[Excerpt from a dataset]
--- START ---

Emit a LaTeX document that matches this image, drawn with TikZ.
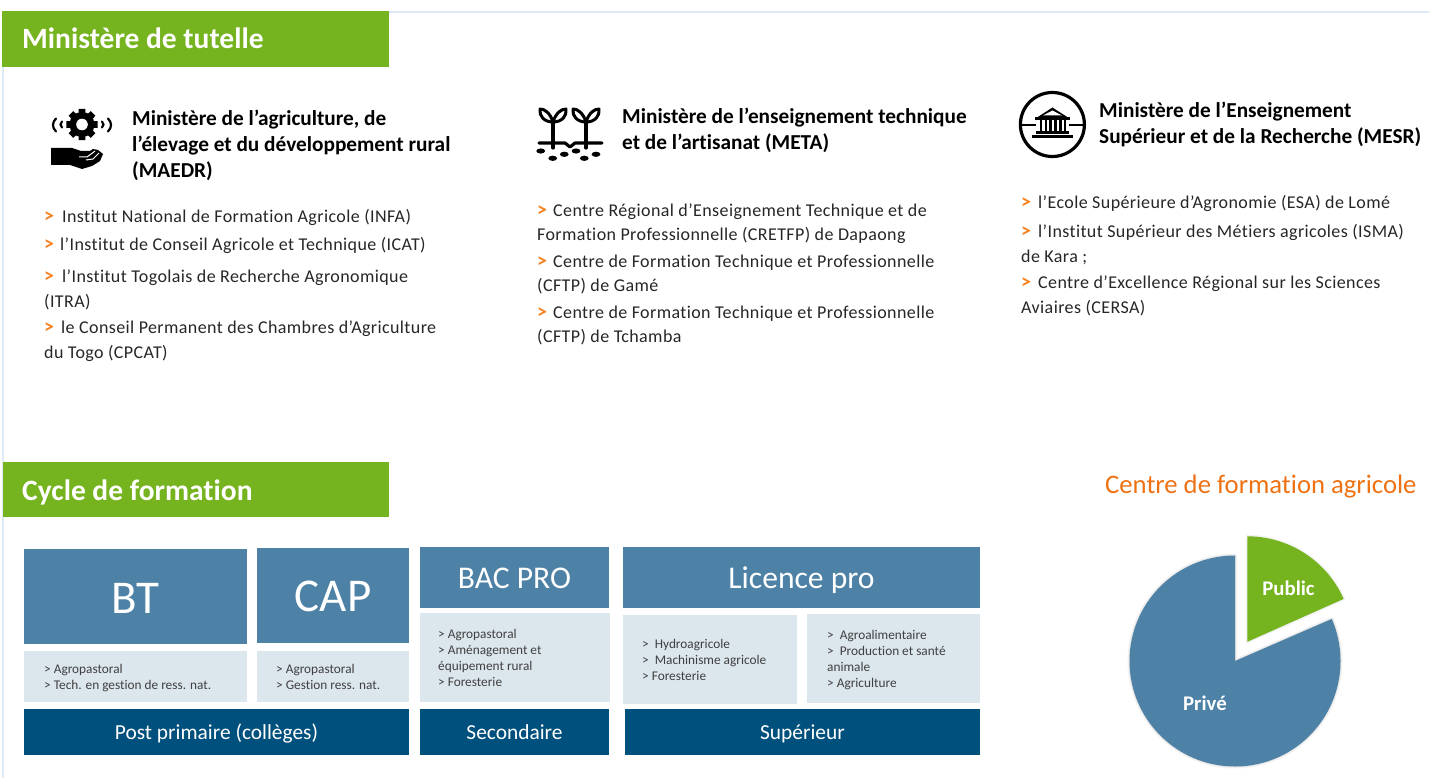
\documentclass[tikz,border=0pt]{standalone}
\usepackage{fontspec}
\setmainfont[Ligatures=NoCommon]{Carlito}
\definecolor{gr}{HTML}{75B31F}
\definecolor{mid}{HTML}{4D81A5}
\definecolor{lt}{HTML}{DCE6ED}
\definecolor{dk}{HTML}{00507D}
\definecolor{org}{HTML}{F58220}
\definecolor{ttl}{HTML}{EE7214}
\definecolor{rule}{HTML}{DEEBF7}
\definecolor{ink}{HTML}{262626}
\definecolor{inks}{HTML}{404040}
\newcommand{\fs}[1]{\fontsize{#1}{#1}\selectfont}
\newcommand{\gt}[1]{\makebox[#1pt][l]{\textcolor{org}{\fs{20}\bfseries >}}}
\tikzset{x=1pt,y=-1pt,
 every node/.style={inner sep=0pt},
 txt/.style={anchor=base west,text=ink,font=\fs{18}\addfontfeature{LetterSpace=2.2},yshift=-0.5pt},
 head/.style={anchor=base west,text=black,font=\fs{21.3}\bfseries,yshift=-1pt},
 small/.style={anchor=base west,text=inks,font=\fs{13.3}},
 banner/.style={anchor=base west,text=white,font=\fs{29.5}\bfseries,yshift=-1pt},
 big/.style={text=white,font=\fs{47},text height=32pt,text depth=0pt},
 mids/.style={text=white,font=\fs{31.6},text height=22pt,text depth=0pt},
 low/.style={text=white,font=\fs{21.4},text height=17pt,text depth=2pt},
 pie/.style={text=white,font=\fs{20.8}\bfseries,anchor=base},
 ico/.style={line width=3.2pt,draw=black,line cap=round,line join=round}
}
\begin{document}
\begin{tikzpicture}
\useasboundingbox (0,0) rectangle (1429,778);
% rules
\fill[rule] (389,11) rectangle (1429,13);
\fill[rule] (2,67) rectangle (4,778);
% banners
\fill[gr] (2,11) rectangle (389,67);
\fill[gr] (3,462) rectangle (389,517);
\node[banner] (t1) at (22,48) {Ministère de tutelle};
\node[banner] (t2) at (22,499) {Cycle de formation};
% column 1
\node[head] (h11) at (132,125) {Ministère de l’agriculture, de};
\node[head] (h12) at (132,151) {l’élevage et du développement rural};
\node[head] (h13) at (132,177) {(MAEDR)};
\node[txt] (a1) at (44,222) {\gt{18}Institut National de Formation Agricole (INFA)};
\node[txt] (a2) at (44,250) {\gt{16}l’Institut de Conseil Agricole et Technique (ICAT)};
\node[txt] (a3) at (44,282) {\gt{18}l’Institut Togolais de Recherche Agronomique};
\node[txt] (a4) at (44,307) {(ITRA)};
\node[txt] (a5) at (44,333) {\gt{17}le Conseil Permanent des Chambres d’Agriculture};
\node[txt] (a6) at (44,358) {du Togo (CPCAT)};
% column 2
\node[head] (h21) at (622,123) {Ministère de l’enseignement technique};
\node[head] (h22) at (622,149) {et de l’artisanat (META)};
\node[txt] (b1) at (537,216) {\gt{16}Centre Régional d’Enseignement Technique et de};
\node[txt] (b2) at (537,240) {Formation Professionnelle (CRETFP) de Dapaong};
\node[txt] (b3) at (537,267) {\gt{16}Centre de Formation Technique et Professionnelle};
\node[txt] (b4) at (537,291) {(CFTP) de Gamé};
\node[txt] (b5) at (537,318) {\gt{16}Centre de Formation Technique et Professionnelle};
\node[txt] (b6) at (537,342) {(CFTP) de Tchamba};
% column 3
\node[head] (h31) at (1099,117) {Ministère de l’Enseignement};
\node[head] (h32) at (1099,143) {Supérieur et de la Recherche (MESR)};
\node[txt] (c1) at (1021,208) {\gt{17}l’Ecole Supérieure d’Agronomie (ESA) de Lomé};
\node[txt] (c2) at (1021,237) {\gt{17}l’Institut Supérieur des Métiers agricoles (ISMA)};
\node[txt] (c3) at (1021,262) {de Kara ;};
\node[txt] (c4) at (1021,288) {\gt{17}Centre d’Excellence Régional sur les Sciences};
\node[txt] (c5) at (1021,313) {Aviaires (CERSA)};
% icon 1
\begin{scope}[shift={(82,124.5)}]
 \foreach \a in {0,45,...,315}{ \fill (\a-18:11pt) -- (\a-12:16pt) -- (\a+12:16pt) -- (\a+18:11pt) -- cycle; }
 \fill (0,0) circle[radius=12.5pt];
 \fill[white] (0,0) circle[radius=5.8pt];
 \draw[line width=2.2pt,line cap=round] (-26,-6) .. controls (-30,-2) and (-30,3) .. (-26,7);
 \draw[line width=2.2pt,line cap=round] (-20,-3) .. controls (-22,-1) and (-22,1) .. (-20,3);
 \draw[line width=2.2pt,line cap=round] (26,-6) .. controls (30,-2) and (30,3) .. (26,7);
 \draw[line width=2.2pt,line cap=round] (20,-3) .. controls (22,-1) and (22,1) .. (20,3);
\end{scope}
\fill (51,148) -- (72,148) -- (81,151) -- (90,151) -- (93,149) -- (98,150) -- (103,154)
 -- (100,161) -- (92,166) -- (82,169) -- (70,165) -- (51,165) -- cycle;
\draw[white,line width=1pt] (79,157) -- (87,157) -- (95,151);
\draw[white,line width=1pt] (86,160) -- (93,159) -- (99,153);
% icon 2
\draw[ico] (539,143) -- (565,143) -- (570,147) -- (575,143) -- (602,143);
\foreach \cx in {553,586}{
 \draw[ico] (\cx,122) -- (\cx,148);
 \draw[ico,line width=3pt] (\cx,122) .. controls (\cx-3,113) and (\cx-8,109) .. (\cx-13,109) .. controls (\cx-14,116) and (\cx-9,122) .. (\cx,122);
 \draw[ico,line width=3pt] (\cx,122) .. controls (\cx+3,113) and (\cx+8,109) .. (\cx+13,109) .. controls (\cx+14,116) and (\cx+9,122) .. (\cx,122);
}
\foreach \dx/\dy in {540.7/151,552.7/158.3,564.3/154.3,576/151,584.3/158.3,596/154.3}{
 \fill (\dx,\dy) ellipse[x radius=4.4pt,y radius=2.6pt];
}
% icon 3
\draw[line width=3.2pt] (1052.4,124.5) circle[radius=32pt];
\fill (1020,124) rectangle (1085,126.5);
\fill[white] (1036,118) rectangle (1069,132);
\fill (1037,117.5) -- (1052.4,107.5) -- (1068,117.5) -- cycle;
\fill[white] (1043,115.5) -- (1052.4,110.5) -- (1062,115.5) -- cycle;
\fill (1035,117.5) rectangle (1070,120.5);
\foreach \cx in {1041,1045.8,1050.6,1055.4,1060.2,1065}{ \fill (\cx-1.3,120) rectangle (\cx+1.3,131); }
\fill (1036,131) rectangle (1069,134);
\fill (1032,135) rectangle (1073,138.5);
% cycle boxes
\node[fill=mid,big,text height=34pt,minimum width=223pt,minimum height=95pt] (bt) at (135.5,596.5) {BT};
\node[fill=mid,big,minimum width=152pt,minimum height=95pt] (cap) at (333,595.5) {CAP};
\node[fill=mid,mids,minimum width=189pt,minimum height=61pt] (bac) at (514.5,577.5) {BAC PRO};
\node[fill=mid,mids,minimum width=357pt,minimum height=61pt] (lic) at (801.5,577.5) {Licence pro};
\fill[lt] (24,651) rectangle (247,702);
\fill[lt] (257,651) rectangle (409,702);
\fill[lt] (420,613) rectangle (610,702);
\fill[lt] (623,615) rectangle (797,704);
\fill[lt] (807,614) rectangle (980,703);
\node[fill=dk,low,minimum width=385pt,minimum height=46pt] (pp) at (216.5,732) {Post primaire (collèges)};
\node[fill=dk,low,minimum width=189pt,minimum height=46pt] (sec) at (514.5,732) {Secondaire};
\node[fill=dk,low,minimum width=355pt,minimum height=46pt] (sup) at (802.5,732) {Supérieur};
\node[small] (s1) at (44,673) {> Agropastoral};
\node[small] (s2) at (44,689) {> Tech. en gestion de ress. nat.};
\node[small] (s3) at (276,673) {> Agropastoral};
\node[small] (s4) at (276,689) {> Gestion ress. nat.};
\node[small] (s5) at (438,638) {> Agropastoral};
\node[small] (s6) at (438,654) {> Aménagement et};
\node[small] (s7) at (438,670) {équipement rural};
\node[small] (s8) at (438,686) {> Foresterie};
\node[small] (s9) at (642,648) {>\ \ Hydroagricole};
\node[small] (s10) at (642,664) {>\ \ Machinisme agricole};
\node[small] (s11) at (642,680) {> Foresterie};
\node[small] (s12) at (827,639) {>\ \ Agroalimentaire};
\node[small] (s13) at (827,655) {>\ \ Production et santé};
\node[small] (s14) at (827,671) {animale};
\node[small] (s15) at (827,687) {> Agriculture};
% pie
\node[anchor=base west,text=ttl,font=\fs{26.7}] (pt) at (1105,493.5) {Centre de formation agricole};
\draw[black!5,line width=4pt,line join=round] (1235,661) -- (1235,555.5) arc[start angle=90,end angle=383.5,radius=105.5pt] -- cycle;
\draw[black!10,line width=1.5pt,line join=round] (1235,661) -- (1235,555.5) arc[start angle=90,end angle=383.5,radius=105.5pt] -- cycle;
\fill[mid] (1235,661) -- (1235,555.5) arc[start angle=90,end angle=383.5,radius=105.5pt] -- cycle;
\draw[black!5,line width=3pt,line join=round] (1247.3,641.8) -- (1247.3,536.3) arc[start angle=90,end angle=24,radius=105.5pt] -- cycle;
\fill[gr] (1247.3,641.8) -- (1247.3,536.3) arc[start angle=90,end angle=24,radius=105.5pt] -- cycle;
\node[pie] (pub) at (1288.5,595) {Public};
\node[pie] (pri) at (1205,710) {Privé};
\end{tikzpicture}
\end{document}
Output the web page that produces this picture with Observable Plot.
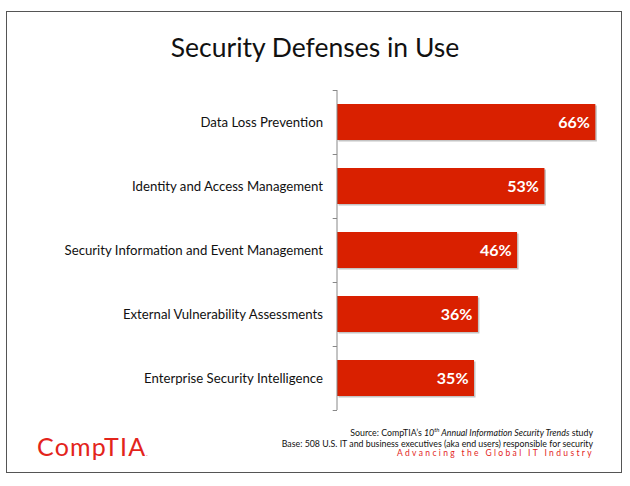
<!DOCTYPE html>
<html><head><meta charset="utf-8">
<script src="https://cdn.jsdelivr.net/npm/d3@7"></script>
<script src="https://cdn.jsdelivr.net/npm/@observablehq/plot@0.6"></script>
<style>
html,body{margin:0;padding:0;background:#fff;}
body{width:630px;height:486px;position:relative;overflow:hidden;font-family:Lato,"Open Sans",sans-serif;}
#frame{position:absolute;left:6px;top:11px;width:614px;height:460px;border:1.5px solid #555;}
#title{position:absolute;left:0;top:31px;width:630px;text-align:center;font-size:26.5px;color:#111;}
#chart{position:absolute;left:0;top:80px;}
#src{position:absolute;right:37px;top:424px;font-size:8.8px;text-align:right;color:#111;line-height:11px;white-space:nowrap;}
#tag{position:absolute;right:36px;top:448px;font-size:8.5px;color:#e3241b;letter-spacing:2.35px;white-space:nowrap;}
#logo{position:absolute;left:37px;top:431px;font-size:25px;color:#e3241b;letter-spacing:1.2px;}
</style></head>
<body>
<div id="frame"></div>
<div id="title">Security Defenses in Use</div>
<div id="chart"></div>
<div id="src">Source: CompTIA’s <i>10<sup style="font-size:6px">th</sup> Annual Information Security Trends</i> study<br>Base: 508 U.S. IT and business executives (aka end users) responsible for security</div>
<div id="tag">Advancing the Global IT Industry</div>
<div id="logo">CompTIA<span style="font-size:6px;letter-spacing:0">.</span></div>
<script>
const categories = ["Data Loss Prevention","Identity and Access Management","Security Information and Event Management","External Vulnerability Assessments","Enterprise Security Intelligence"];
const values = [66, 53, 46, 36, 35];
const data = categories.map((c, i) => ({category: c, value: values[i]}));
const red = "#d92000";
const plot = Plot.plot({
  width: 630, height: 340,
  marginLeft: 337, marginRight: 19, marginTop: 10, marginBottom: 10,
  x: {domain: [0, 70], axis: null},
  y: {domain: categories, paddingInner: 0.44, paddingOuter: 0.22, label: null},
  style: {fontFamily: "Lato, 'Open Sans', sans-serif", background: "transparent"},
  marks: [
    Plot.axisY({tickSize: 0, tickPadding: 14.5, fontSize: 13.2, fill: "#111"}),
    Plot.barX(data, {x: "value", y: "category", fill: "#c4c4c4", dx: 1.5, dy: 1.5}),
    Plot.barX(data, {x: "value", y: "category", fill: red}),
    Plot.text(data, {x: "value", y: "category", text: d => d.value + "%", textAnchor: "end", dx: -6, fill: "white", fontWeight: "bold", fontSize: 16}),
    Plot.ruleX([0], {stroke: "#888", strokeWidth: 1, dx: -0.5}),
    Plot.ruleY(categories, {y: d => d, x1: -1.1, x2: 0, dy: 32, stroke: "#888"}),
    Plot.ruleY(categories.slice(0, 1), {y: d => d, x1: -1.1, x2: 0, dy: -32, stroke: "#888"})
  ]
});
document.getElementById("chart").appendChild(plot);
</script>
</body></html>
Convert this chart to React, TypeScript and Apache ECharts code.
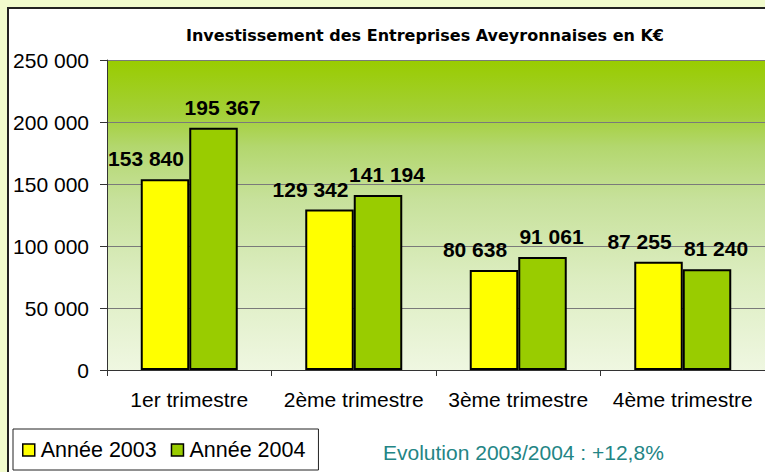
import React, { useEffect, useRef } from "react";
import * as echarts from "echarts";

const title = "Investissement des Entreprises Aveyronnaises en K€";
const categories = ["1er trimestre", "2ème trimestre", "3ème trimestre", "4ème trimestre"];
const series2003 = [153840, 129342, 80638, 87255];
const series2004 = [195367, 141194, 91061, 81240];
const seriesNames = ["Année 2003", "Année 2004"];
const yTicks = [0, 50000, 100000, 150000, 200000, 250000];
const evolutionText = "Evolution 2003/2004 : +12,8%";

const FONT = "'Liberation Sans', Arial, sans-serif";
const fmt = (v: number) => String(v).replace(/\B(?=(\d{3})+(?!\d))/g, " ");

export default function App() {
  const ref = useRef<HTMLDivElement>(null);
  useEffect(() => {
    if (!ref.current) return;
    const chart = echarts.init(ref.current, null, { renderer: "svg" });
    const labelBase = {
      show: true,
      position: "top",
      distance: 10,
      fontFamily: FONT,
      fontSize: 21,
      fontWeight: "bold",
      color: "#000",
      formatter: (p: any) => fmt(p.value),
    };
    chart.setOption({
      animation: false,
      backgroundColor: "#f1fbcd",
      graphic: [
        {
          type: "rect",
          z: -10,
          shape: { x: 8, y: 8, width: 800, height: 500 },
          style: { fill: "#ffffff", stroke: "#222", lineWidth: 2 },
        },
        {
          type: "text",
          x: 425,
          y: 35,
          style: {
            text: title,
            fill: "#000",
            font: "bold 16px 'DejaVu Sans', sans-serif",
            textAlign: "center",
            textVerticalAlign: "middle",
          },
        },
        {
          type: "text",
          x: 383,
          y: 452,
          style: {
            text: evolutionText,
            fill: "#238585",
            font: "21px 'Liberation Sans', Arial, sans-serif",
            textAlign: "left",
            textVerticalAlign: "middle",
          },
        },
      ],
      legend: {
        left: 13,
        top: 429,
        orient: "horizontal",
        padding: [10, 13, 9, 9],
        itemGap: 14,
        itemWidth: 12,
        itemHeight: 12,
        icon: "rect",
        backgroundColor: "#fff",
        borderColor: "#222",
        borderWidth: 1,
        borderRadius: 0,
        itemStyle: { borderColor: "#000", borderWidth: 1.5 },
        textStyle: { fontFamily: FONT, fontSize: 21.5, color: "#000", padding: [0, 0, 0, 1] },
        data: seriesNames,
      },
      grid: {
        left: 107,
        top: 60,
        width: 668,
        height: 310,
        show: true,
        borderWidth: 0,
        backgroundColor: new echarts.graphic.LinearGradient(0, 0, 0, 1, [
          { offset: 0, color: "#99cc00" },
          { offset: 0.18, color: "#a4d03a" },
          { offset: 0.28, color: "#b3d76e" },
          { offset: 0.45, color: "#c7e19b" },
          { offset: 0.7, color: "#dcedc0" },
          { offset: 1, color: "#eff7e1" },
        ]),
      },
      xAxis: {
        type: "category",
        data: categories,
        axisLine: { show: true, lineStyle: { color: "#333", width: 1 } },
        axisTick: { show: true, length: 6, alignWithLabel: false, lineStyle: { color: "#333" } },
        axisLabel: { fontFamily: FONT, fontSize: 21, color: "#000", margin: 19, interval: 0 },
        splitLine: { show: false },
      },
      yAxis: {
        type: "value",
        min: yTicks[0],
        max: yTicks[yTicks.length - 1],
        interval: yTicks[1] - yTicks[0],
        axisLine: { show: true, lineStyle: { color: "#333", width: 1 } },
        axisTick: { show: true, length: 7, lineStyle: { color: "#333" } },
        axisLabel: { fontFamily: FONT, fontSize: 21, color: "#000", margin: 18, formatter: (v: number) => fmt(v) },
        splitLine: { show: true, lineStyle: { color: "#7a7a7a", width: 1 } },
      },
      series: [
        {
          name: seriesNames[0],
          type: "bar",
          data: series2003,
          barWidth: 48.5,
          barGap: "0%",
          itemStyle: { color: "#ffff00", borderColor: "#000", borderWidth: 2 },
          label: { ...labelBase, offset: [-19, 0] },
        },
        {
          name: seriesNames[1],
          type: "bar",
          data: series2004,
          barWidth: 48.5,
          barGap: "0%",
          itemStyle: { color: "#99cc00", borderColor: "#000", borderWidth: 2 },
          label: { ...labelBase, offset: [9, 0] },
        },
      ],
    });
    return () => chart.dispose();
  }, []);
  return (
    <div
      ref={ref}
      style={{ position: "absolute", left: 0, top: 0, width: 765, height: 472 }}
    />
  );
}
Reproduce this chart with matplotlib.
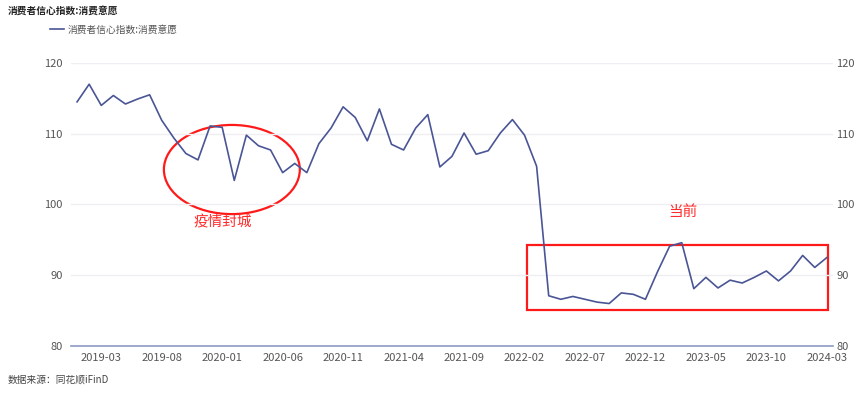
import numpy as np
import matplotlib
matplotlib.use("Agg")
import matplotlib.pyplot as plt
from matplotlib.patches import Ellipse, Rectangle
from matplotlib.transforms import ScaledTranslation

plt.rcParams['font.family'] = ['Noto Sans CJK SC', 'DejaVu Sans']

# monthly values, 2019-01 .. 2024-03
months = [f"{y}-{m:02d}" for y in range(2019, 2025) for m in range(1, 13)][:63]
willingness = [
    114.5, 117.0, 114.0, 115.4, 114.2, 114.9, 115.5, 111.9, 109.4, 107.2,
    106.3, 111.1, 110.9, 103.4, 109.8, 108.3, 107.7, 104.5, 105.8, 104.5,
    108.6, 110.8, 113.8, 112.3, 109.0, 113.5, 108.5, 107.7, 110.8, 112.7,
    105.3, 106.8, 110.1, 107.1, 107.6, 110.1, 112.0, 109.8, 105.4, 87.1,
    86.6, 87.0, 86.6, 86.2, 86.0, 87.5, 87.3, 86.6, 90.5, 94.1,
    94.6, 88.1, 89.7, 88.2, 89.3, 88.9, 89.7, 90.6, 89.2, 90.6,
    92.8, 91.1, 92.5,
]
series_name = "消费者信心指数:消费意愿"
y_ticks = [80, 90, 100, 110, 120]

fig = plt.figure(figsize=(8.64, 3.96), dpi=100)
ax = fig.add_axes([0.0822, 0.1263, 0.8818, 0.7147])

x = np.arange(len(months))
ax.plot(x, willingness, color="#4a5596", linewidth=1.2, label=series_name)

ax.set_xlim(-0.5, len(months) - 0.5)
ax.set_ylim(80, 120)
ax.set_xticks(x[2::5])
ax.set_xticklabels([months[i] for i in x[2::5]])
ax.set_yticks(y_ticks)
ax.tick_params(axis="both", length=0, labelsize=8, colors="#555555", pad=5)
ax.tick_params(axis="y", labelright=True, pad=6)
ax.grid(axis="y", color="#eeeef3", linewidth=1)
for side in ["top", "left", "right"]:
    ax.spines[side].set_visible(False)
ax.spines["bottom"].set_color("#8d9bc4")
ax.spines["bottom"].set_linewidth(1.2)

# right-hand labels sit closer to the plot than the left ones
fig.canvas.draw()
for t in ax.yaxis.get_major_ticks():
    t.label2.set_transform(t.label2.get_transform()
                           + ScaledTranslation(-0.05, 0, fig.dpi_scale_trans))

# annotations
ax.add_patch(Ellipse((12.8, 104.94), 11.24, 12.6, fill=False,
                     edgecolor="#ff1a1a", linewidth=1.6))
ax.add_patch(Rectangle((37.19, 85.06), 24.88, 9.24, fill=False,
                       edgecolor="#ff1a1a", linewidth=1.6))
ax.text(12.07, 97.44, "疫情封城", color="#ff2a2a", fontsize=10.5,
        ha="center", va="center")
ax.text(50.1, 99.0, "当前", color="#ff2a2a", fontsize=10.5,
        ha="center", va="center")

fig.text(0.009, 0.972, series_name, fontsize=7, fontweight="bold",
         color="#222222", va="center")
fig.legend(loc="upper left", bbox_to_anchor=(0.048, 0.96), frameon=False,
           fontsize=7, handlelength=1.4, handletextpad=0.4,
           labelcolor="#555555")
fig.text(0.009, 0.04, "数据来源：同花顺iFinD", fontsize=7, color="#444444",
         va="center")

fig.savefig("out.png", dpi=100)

--- END ---

▸ YOUR TASK: Reproduce exactly the lines above starting at the line containing "Reproduce this chart with matplotlib." and ending at the line containing "plt.rcParams['font.family'] = ['Noto", including both, but not the pictures.

▸ THE RESPONSE:
Reproduce this chart with matplotlib.
import numpy as np
import matplotlib
matplotlib.use("Agg")
import matplotlib.pyplot as plt
from matplotlib.patches import Ellipse, Rectangle
from matplotlib.transforms import ScaledTranslation

plt.rcParams['font.family'] = ['Noto Sans CJK SC', 'DejaVu Sans']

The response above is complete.